By Ruth Altendorf
It was one of the first days in March when Ruthy and I felt the desire to go for a walk.
Sunny and calm, only some drops on the trees and shrubs reminded us that just the day before it had been raining.
We were still debating to go or not when my daughter, Yvonne, came to tell us that she intended to bring some books to the “Little Library”.
The “Little Library” in Harrison Hot Springs?
Eager to find out what this was all about, we decided to come along for the walk.
Only a few metres up our road we crossed the Miama River via “my bridge.”
Ruthy, of course, still thinks that it was a severe oversight not to call it, “Ruth and Ruthy’s Bridge” but I do not think that there is anything that can be done about it now.
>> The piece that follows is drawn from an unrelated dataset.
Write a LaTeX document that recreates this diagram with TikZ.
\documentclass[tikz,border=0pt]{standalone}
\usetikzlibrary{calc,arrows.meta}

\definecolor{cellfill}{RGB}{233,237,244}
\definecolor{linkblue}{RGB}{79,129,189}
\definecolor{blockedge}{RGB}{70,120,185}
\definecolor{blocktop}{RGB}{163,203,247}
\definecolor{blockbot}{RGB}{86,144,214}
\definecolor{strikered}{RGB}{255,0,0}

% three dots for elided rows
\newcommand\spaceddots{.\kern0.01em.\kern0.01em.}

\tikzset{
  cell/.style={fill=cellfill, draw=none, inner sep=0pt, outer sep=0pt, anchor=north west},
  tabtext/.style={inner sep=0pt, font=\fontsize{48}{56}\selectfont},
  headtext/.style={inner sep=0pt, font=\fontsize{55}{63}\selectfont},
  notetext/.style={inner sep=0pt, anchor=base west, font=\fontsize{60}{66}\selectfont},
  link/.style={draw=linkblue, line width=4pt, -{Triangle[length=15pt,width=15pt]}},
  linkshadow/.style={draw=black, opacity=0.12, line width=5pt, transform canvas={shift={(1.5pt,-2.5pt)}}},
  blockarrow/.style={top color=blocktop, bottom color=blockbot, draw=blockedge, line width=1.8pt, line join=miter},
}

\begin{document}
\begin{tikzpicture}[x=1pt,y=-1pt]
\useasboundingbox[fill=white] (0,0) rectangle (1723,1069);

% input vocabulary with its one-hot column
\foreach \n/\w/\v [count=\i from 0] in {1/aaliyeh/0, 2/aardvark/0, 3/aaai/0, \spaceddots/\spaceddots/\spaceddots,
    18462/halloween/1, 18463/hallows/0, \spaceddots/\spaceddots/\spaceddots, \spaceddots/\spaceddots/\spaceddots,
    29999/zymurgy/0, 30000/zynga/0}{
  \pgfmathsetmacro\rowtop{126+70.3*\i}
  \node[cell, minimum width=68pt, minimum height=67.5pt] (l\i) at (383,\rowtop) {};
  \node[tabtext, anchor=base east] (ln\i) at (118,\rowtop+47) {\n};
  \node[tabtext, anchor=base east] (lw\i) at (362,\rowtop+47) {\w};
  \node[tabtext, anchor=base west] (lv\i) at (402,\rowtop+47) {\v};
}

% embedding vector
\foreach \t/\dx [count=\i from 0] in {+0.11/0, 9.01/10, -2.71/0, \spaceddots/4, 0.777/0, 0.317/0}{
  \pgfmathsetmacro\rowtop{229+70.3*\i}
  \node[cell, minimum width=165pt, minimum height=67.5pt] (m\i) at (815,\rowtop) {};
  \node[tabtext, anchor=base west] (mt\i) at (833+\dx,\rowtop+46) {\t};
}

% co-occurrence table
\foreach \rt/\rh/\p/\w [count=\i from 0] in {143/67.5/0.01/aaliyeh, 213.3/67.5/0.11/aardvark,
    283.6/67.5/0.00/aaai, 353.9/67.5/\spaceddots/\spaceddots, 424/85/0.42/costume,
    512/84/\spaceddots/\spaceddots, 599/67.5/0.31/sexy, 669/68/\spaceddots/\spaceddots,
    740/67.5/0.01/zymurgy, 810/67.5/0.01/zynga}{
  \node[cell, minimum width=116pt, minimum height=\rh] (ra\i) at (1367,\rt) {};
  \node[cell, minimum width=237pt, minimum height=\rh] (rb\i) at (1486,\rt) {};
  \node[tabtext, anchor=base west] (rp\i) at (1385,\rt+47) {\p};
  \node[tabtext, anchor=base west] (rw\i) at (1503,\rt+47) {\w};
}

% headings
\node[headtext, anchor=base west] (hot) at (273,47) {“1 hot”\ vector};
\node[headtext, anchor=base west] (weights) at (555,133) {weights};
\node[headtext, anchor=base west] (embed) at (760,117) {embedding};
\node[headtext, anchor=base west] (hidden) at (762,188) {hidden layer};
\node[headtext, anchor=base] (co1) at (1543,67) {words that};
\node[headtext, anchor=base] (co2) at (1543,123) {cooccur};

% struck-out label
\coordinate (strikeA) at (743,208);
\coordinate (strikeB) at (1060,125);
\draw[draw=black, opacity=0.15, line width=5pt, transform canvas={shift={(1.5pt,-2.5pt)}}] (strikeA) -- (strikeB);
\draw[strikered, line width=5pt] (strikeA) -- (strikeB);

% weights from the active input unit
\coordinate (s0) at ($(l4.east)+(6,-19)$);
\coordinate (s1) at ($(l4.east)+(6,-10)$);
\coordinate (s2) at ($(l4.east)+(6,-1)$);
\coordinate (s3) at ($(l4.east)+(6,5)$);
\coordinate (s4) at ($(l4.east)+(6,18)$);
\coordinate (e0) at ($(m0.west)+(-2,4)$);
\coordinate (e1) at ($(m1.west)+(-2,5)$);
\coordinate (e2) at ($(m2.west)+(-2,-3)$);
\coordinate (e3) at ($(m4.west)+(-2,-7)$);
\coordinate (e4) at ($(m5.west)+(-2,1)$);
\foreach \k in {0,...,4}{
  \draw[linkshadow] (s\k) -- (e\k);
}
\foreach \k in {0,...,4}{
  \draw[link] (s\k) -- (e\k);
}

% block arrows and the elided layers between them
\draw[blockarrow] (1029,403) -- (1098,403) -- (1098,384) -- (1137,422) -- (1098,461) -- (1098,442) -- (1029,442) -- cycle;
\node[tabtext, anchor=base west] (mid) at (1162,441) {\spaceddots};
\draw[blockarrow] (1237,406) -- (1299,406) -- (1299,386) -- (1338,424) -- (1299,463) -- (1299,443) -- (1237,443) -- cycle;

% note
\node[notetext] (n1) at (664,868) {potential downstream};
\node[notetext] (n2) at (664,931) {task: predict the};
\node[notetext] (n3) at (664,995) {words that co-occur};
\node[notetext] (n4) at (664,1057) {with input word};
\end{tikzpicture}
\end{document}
On the other side we turned left onto the Miama River Drive and, after a short stretch, right and onto the intersection of Balsam and Clover Drive and there it was.
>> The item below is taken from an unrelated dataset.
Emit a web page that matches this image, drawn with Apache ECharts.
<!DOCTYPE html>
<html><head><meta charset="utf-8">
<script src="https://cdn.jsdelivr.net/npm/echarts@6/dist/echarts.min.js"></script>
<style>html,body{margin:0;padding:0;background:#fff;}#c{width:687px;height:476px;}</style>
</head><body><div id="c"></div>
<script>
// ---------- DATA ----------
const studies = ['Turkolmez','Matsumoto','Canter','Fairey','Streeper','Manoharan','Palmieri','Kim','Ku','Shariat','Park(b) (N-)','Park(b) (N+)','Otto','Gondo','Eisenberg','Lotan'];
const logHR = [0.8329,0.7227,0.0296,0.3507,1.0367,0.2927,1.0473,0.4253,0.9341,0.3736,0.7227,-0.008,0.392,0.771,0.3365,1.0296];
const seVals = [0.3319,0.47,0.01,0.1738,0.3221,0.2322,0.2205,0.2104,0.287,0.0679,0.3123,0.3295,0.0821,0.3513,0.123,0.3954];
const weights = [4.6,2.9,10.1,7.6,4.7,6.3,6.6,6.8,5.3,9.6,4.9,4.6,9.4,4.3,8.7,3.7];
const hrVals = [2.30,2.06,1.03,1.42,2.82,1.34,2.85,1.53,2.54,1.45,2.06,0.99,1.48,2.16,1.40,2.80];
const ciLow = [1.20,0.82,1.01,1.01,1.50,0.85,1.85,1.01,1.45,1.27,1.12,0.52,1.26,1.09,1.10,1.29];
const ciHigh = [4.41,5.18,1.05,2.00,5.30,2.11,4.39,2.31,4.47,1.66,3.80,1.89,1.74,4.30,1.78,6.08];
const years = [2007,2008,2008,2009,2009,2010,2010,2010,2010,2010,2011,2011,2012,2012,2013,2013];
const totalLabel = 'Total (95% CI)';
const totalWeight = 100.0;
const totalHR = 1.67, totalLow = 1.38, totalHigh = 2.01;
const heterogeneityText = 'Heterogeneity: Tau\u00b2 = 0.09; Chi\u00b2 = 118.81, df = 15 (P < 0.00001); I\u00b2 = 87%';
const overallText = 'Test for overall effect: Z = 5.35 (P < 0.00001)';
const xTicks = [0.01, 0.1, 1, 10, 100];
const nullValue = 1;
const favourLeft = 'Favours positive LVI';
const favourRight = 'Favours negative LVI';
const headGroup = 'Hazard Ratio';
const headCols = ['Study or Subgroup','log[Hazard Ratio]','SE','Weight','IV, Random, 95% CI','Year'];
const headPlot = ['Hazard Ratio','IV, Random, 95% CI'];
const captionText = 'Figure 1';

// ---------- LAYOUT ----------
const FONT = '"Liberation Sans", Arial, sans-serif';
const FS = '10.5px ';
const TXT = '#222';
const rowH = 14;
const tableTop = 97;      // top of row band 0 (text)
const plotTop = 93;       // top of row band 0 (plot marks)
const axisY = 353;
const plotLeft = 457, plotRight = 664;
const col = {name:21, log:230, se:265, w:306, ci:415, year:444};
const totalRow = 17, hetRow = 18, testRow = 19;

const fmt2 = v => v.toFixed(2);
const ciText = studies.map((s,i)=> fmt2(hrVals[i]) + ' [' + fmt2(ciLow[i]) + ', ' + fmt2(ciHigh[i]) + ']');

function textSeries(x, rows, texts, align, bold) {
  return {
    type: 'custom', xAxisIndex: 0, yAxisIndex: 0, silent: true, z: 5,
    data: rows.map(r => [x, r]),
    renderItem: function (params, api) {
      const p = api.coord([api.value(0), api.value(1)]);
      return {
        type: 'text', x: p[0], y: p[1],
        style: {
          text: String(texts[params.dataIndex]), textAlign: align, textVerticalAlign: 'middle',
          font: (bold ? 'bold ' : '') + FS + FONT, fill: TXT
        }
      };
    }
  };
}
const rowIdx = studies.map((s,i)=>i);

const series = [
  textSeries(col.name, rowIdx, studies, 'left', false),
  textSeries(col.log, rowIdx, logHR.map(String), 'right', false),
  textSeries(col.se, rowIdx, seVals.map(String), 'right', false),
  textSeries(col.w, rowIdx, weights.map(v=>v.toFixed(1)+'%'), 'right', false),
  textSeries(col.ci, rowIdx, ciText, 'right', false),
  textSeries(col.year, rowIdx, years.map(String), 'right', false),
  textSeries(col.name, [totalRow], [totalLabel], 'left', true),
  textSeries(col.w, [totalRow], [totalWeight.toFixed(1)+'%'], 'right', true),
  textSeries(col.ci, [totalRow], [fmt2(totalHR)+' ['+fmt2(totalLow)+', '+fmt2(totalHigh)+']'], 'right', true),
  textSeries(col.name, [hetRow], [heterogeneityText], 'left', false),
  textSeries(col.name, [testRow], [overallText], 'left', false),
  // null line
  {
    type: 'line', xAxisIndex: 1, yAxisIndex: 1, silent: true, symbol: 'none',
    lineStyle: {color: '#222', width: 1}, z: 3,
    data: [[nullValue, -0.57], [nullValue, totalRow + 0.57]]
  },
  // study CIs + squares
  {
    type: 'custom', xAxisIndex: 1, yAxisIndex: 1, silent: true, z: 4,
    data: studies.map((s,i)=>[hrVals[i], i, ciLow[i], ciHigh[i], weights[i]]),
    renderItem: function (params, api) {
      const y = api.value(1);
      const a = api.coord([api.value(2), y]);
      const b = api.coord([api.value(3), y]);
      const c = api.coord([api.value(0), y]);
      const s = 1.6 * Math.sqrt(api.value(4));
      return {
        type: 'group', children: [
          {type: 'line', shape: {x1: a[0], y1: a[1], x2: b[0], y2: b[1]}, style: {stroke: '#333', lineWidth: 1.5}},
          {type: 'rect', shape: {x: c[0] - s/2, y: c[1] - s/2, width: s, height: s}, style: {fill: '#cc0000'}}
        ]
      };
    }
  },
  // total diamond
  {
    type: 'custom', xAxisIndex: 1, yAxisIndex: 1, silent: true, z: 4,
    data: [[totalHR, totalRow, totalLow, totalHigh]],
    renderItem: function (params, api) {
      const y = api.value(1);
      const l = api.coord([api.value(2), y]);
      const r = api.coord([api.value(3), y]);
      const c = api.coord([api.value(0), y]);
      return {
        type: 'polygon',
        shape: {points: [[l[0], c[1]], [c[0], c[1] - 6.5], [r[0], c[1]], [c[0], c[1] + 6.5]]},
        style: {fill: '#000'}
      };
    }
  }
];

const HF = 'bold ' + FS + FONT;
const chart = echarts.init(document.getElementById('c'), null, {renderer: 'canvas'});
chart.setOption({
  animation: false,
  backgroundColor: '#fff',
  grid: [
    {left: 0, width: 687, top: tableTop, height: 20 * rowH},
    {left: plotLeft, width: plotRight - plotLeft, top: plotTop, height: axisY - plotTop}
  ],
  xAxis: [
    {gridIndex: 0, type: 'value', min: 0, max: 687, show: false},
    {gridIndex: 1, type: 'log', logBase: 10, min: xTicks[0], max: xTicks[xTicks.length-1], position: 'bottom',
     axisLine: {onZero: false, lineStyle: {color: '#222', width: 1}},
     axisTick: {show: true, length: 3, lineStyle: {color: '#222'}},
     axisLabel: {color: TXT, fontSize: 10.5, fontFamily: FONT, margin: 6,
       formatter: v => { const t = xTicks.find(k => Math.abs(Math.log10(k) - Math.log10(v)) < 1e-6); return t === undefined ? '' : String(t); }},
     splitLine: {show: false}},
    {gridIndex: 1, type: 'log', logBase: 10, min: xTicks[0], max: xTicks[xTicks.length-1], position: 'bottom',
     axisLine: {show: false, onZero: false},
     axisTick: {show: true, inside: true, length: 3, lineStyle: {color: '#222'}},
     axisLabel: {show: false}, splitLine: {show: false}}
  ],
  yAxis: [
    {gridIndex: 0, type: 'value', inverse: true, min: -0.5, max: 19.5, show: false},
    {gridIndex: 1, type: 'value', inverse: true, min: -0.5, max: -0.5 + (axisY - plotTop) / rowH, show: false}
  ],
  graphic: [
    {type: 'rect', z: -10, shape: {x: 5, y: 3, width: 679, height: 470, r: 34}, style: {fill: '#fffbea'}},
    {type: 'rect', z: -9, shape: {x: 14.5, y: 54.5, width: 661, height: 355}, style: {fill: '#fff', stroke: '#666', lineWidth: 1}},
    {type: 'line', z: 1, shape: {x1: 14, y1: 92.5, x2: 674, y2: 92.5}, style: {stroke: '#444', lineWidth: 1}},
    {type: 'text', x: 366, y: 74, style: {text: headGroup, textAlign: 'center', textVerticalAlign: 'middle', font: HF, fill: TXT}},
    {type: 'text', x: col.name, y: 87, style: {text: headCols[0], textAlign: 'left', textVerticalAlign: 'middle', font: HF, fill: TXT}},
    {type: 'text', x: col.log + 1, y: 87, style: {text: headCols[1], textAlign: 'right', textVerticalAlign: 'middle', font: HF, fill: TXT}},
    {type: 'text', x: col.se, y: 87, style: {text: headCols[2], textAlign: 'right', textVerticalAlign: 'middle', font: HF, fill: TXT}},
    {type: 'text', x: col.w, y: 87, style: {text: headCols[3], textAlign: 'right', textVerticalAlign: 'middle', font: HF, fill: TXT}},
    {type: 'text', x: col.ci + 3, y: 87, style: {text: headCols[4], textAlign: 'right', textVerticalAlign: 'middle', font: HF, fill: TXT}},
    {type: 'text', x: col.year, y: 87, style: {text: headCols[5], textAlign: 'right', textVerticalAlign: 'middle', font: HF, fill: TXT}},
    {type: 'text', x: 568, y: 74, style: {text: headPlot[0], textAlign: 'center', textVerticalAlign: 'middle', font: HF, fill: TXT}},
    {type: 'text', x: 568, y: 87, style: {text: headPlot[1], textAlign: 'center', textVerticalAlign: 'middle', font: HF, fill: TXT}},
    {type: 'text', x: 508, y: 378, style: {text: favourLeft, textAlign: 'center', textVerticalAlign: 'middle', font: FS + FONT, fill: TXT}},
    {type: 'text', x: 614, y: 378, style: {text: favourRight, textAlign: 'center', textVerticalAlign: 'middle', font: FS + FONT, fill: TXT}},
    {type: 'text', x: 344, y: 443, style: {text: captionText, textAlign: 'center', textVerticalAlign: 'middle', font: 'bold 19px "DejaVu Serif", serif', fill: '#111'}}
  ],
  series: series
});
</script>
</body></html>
A waterproofed cupboard representing the “Little Library” and a bench beside it
Needless to say that Ruthy and I were very thankful to be able to sit down and rest while Yvonne delivered her books and browsed through the ones that were there.
“This is not a new idea,” she said. “It actually is a well established one which has taken hold all over Canada as well as in some other countries.”
And now we have it here, too. There is no money involved to start a “Little Library” on one’s own place except to obtain a business license and get the “OK” from—in our case—Village Council.
Add some wood and paint and workmanship and you’re to go!
Some people might hitch on the idea in a smaller way—our neighbours, for instance, placed a basket near the entrance to their house for visitors to exchange magazines etc. with no obligations at all.
We, however, decided to first check if there are any books in our house that could be brought to this “Little Library.”
We walked home via the Miama Wetland Trail and over the bridge again, happy and hopeful about the state of the world.
“Books and, Book Places” be it libraries, “Book Places” or, as it was in our case, the “Little Library” in Harrison Hot Springs, can do this to us.
A final thought: without the bench next to the “Little Library” Ruthy and I, however, would have had a difficult time to walk back to our house and so would have many other older people.
“One would think,” I said to Ruthy, “that with all the retired people in Harrison Hot Springs—be they residents or guests—a few benches placed here and there throughout residential areas would be most welcome and entice us to walk more, especially in the summer when all the different gardens are on display.”
“Right on”, Ruthy answered, “you should write about it!”
Will she ever get the idea that I am retired?